- [Problem requirements]: Beginning with the first line, set down every line through the one containing "import numpy as np", exactly as it appears, but not the pictures.

--- --- ---

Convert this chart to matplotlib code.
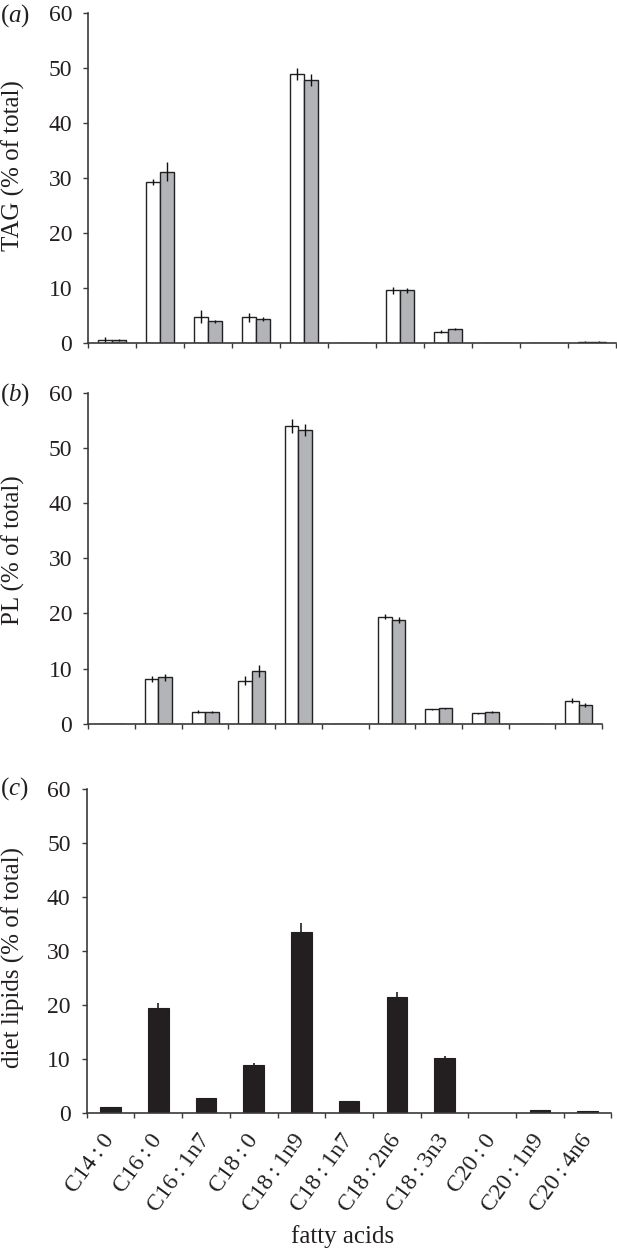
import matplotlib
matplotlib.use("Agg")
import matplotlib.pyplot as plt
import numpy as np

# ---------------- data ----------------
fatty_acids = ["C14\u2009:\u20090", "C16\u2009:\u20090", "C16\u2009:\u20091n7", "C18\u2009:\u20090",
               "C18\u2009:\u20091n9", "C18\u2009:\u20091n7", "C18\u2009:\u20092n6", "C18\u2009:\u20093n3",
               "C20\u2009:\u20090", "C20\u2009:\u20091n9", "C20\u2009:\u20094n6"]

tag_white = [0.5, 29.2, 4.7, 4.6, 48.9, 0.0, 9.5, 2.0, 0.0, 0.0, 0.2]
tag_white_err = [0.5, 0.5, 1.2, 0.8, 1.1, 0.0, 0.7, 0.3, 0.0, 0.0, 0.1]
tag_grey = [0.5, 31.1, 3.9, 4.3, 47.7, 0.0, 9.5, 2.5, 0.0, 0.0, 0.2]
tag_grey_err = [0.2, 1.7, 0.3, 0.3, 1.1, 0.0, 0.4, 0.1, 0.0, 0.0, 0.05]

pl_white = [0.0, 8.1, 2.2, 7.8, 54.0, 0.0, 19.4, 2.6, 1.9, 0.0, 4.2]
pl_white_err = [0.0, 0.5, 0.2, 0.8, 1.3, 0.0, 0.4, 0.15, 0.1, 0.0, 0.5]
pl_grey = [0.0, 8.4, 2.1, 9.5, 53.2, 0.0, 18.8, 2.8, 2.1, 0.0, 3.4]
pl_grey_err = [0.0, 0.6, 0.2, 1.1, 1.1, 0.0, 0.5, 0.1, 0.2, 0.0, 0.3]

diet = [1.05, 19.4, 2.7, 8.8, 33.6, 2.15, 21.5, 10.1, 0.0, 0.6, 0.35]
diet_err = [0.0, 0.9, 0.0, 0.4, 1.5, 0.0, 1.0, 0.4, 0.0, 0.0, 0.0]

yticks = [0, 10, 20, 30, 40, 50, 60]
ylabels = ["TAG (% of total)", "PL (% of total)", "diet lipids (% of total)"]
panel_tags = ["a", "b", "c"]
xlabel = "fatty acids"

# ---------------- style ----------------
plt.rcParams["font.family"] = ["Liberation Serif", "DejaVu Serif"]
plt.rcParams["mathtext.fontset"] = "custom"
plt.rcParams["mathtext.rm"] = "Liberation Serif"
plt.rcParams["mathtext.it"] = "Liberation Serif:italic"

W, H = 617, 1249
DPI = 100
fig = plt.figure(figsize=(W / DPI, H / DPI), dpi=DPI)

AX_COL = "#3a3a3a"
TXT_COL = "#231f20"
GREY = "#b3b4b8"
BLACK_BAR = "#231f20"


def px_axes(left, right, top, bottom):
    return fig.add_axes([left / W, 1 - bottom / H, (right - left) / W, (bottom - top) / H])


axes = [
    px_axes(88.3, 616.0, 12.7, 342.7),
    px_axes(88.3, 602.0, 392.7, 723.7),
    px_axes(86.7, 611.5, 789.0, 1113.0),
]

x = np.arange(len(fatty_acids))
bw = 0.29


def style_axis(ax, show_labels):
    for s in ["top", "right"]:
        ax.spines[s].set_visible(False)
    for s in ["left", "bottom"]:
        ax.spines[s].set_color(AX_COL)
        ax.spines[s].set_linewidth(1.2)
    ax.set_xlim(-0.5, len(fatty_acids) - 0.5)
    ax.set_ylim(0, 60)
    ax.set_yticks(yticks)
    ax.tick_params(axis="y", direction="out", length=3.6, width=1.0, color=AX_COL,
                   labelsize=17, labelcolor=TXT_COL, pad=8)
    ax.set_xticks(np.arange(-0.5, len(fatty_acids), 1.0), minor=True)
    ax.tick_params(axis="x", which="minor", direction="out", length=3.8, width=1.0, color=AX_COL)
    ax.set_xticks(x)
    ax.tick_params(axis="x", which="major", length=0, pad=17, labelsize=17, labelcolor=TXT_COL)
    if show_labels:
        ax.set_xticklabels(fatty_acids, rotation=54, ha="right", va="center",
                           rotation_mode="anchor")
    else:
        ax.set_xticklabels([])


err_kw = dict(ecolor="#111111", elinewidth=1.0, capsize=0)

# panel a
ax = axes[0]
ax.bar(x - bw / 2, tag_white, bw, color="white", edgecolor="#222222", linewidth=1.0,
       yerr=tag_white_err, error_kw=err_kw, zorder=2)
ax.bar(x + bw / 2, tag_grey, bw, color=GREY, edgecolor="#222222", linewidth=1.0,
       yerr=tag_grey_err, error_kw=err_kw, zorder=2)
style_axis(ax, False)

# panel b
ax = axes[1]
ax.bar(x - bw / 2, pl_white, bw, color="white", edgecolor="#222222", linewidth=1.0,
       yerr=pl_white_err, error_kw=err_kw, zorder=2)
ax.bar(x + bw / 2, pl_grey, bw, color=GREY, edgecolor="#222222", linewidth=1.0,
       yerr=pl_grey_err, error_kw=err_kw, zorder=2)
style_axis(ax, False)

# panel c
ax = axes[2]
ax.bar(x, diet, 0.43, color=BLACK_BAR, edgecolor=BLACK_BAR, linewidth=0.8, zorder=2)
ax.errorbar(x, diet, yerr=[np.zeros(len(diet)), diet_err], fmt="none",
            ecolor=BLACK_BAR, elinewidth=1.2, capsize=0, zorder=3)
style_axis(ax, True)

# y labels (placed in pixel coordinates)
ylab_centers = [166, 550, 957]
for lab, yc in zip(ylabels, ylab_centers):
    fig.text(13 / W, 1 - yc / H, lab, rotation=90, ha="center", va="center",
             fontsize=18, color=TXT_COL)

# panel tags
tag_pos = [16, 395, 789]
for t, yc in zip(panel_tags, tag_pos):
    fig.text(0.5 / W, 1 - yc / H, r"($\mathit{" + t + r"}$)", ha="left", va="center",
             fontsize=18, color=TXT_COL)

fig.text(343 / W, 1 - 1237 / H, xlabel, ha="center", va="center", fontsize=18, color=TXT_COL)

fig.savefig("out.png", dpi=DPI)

--- --- ---

- [Exercise result]:
Convert this chart to matplotlib code.
import matplotlib
matplotlib.use("Agg")
import matplotlib.pyplot as plt
import numpy as np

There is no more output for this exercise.